The Prime Minister and the Taoiseach will discuss plans for pressing ahead with the framework for a settlement in Ulster, without Sinn Fein.

After the meeting, expected to last an hour at No 10, the two leaders will go to the England-Ireland rugby match at Twickenham.

Their show of unity is intended to increase the pressure on the IRA and Sinn Fein to signal next weekend at the Sinn Fein annual conference a response to the declaration.

However, there are differences between the two governments which Mr Major and Mr Reynolds will have to resolve. They are split over the powers to be given to cross-border boards on services such as transport, energy, and tourism.

Mr Reynolds will be urging Mr Major to give the boards substantial powers as free- standing executive agencies. The British government is seeking to limit their powers to advising the two governments and an elected assembly.

That is regarded as insufficient for Mr Reynolds, who is keen to secure constitutional changes radical enough to undermine support for Sinn Fein. Mr Major and Sir Patrick Mayhew, the Secretary of State for Northern Ireland, are playing a balancing game with their own backbenchers and the Ulster Unionists.

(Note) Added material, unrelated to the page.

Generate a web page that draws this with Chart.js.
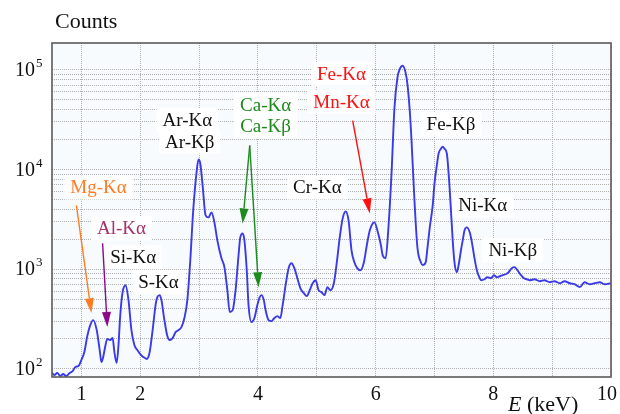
<!DOCTYPE html>
<html>
<head>
<meta charset="utf-8">
<script src="https://cdn.jsdelivr.net/npm/chart.js@4/dist/chart.umd.min.js"></script>
<style>
  html, body { margin: 0; padding: 0; background: #ffffff; }
  canvas { display: block; }
</style>
</head>
<body>
<canvas id="spectrum" width="620" height="414"></canvas>
<script>
// X-ray fluorescence spectrum: photon energy (keV) and detector counts
const energy = [
  0.49,0.54,0.59,0.64,0.69,0.74,0.80,0.85,0.90,0.95,
  1.00,1.05,1.10,1.15,1.20,1.26,1.31,1.34,1.37,1.41,
  1.44,1.49,1.53,1.56,1.60,1.63,1.66,1.70,1.75,1.80,
  1.85,1.90,1.95,2.00,2.05,2.11,2.16,2.21,2.26,2.29,
  2.33,2.36,2.41,2.46,2.50,2.55,2.60,2.65,2.70,2.75,
  2.80,2.85,2.90,2.96,2.99,3.02,3.06,3.11,3.16,3.21,
  3.26,3.31,3.38,3.43,3.48,3.52,3.57,3.62,3.67,3.70,
  3.74,3.77,3.81,3.84,3.89,3.94,3.99,4.03,4.06,4.10,
  4.13,4.18,4.23,4.28,4.33,4.38,4.42,4.47,4.52,4.57,
  4.62,4.67,4.72,4.78,4.83,4.88,4.93,4.98,5.03,5.08,
  5.13,5.18,5.23,5.29,5.34,5.39,5.44,5.49,5.54,5.59,
  5.64,5.69,5.74,5.80,5.85,5.90,5.95,5.98,6.03,6.09,
  6.12,6.17,6.22,6.27,6.32,6.37,6.41,6.46,6.51,6.54,
  6.58,6.61,6.66,6.71,6.77,6.80,6.85,6.88,6.92,6.97,
  7.00,7.04,7.07,7.11,7.14,7.17,7.21,7.26,7.31,7.34,
  7.38,7.41,7.45,7.48,7.51,7.55,7.60,7.63,7.68,7.72,
  7.77,7.80,7.85,7.90,7.96,8.01,8.06,8.11,8.16,8.21,
  8.26,8.31,8.36,8.41,8.47,8.52,8.57,8.62,8.70,8.79,
  8.87,8.96,9.04,9.13,9.21,9.30,9.38,9.47,9.55,9.64,
  9.72,9.81,9.89,10.0
];
const counts = [
  93,87,91,85,89,85,91,95,105,107,
  123,148,214,275,309,245,155,117,132,174,
  200,195,204,148,115,174,347,589,692,490,
  245,174,155,141,132,126,148,245,437,525,
  550,490,309,214,195,204,234,245,263,324,
  490,1230,3890,9770,12600,11500,6900,3470,3310,3720,
  2950,1950,1290,1050,617,372,389,617,1380,2090,
  2290,1950,977,437,295,324,437,525,550,490,
  389,309,302,324,339,324,437,692,1020,1150,
  1020,813,646,575,537,617,724,776,617,589,
  550,661,617,724,1170,2090,3240,3800,3090,1550,
  1170,1020,977,1170,1740,2450,2880,2950,2450,1740,
  1380,1290,2750,9120,41700,83200,102000,110000,93300,72400,
  38900,19500,4900,1660,1170,1100,1170,1620,2630,4370,
  7240,11000,14500,16200,17000,16200,14500,6170,1950,1170,
  933,1100,1550,1950,2450,2630,2340,1950,1290,977,
  813,776,794,832,813,871,832,851,871,891,
  933,1020,1050,977,871,813,794,776,794,759,
  776,741,759,724,759,724,708,661,741,708,
  724,741,708,724
];

// Axis ticks
const xGridValues = [1, 2, 3, 4, 5, 6, 7, 8, 9, 10];
const xLabelValues = [1, 2, 4, 6, 8, 10];
const yDecades = [100, 1000, 10000, 100000];
const yDecadeExponents = ['2', '3', '4', '5'];
const yGridValues = [];
for (const d of [100, 1000, 10000]) {
  for (let m = 1; m <= 9; m++) yGridValues.push(m * d);
}
yGridValues.push(100000);

// Peak labels, anchored in (energy, counts) space
const peakLabels = [
  { text: 'Mg-Kα', e: 1.29, c: 6610,  color: '#ff7a22' },
  { text: 'Al-Kα', e: 1.68, c: 2570,  color: '#a3336f' },
  { text: 'Si-Kα', e: 1.88, c: 1320,  color: '#111111' },
  { text: 'S-Kα',  e: 2.31, c: 741,   color: '#111111' },
  { text: 'Ar-Kα', e: 2.80, c: 31600, color: '#111111' },
  { text: 'Ar-Kβ', e: 2.84, c: 19100, color: '#111111' },
  { text: 'Ca-Kα', e: 4.13, c: 44700, color: '#1c8a1c' },
  { text: 'Ca-Kβ', e: 4.13, c: 27500, color: '#1c8a1c' },
  { text: 'Fe-Kα', e: 5.42, c: 91200, color: '#ff1010' },
  { text: 'Mn-Kα', e: 5.42, c: 47900, color: '#ff1010' },
  { text: 'Cr-Kα', e: 5.01, c: 6610,  color: '#111111' },
  { text: 'Fe-Kβ', e: 7.28, c: 28800, color: '#111111' },
  { text: 'Ni-Kα', e: 7.82, c: 4370,  color: '#111111' },
  { text: 'Ni-Kβ', e: 8.33, c: 1550,  color: '#111111' }
];

// Pointer arrows from labels to peaks, in (energy, counts) space
const peakArrows = [
  { e1: 0.915, c1: 4370,  e2: 1.17, c2: 363,  color: '#ff7a22' },
  { e1: 1.36,  c1: 1820,  e2: 1.44, c2: 263,  color: '#8a0a8a' },
  { e1: 3.86,  c1: 17400, e2: 3.74, c2: 2880, color: '#1c8a1c' },
  { e1: 3.86,  c1: 17400, e2: 4.01, c2: 661,  color: '#1c8a1c' },
  { e1: 5.61,  c1: 30900, e2: 5.90, c2: 3630, color: '#ff1010' }
];

const SERIF = '"Liberation Serif", "Times New Roman", serif';

function drawArrow(ctx, x1, y1, x2, y2, color) {
  const ang = Math.atan2(y2 - y1, x2 - x1);
  const headLen = 15, headHalf = 4.5;
  const bx = x2 - headLen * Math.cos(ang), by = y2 - headLen * Math.sin(ang);
  ctx.save();
  ctx.strokeStyle = color;
  ctx.fillStyle = color;
  ctx.lineWidth = 1.4;
  ctx.beginPath();
  ctx.moveTo(x1, y1);
  ctx.lineTo(bx, by);
  ctx.stroke();
  ctx.beginPath();
  ctx.moveTo(x2, y2);
  ctx.lineTo(bx + headHalf * Math.sin(ang), by - headHalf * Math.cos(ang));
  ctx.lineTo(bx - headHalf * Math.sin(ang), by + headHalf * Math.cos(ang));
  ctx.closePath();
  ctx.fill();
  ctx.restore();
}

const spectrumDecor = {
  id: 'spectrumDecor',
  beforeDraw(chart) {
    const { ctx, chartArea: a } = chart;
    ctx.save();
    ctx.fillStyle = '#f8fbfe';
    ctx.fillRect(a.left, a.top, a.right - a.left, a.bottom - a.top);
    ctx.restore();
  },
  beforeDatasetsDraw(chart) {
    const { ctx, scales: { x, y } } = chart;
    ctx.save();
    ctx.font = '19px ' + SERIF;
    ctx.textAlign = 'center';
    ctx.textBaseline = 'middle';
    // white boxes behind every label
    ctx.fillStyle = '#ffffff';
    for (const l of peakLabels) {
      const px = x.getPixelForValue(l.e), py = y.getPixelForValue(l.c);
      const w = ctx.measureText(l.text).width;
      ctx.fillRect(px - w / 2 - 6, py - 12, w + 12, 24);
    }
    for (const l of peakLabels) {
      ctx.fillStyle = l.color;
      ctx.fillText(l.text, x.getPixelForValue(l.e), y.getPixelForValue(l.c) + 1);
    }
    ctx.restore();
  },
  afterDatasetsDraw(chart) {
    const { ctx, chartArea: a, scales: { x, y }, width } = chart;
    for (const ar of peakArrows) {
      drawArrow(ctx,
        x.getPixelForValue(ar.e1), y.getPixelForValue(ar.c1),
        x.getPixelForValue(ar.e2), y.getPixelForValue(ar.c2), ar.color);
    }
    ctx.save();
    // plot frame
    ctx.strokeStyle = '#5a5a5a';
    ctx.lineWidth = 1.6;
    ctx.strokeRect(a.left, a.top, a.right - a.left, a.bottom - a.top);

    ctx.fillStyle = '#111111';
    ctx.textBaseline = 'alphabetic';
    // x tick labels
    ctx.font = '20px ' + SERIF;
    ctx.textAlign = 'center';
    for (const v of xLabelValues) {
      const t = String(v);
      const w = ctx.measureText(t).width;
      const px = Math.min(x.getPixelForValue(v), width - w / 2 - 3);
      ctx.fillText(t, px, a.bottom + 23);
    }
    // y tick labels as powers of ten
    yDecades.forEach((v, i) => {
      const py = y.getPixelForValue(v);
      ctx.font = '20px ' + SERIF;
      ctx.textAlign = 'right';
      ctx.fillText('10', a.left - 17, py + 6);
      ctx.font = '13px ' + SERIF;
      ctx.textAlign = 'left';
      ctx.fillText(yDecadeExponents[i], a.left - 16, py - 3);
    });
    // axis titles
    ctx.font = '22px ' + SERIF;
    ctx.textAlign = 'left';
    ctx.fillText('Counts', a.left + 3, a.top - 15);
    ctx.font = 'italic 22px ' + SERIF;
    const ex = 508, ey = a.bottom + 34;
    ctx.fillText('E', ex, ey);
    const ew = ctx.measureText('E').width;
    ctx.font = '22px ' + SERIF;
    ctx.fillText(' (keV)', ex + ew, ey);
    ctx.restore();
  }
};

new Chart(document.getElementById('spectrum'), {
  type: 'line',
  data: {
    datasets: [{
      data: energy.map((e, i) => ({ x: e, y: counts[i] })),
      borderColor: '#3a3ae8',
      borderWidth: 1.9,
      pointRadius: 0,
      fill: false,
      cubicInterpolationMode: 'monotone'
    }]
  },
  options: {
    responsive: false,
    animation: false,
    devicePixelRatio: 1,
    layout: { padding: { left: 52, right: 9, top: 43, bottom: 37 } },
    plugins: { legend: { display: false }, tooltip: { enabled: false } },
    scales: {
      x: {
        type: 'linear',
        min: 0.5,
        max: 10,
        afterBuildTicks: s => { s.ticks = xGridValues.map(v => ({ value: v })); },
        afterFit: s => { s.height = 0; },
        ticks: { display: false },
        grid: { drawTicks: false, color: '#b0b0b0', lineWidth: 1, borderDash: [1, 1] },
        border: { display: false, dash: [1, 1] }
      },
      y: {
        type: 'logarithmic',
        min: 83,
        max: 186000,
        afterBuildTicks: s => { s.ticks = yGridValues.map(v => ({ value: v })); },
        afterFit: s => { s.width = 0; },
        ticks: { display: false },
        grid: { drawTicks: false, color: '#b0b0b0', lineWidth: 1, borderDash: [1, 1] },
        border: { display: false, dash: [1, 1] }
      }
    }
  },
  plugins: [spectrumDecor]
});
</script>
</body>
</html>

Mr Major has been warned privately by Tory MPs who want to protect the Union that the cross-border boards could wreck the declaration.

'Some of my colleagues are worried that the boards are the first step towards a united Ireland,' one MP on the left of the party said. 'I think they should be given executive powers, and made answerable to the two parliaments.'

Sir Patrick told MPs yesterday that the boards could be made answerable to the two governments, the assembly, or the two parliaments.

Cabinet ministers remain pessimistic about Sinn Fein agreeing to peace. 'Gerry Adams (Sinn Fein president) doesn't want a split in the IRA. Every time that has occurred in the past, there has been feuding within the IRA and he does not want that to happen again. It looks as though he cannot persuade the army council and he doesn't want a split,' one source said.

Sir Patrick underlined the importance of the three-strand talks between the democratic parties. 'It is very important that that should continue . . . Nobody is waiting in the sense that some policy has been put in abeyance upon a Sinn Fein decision,' he said.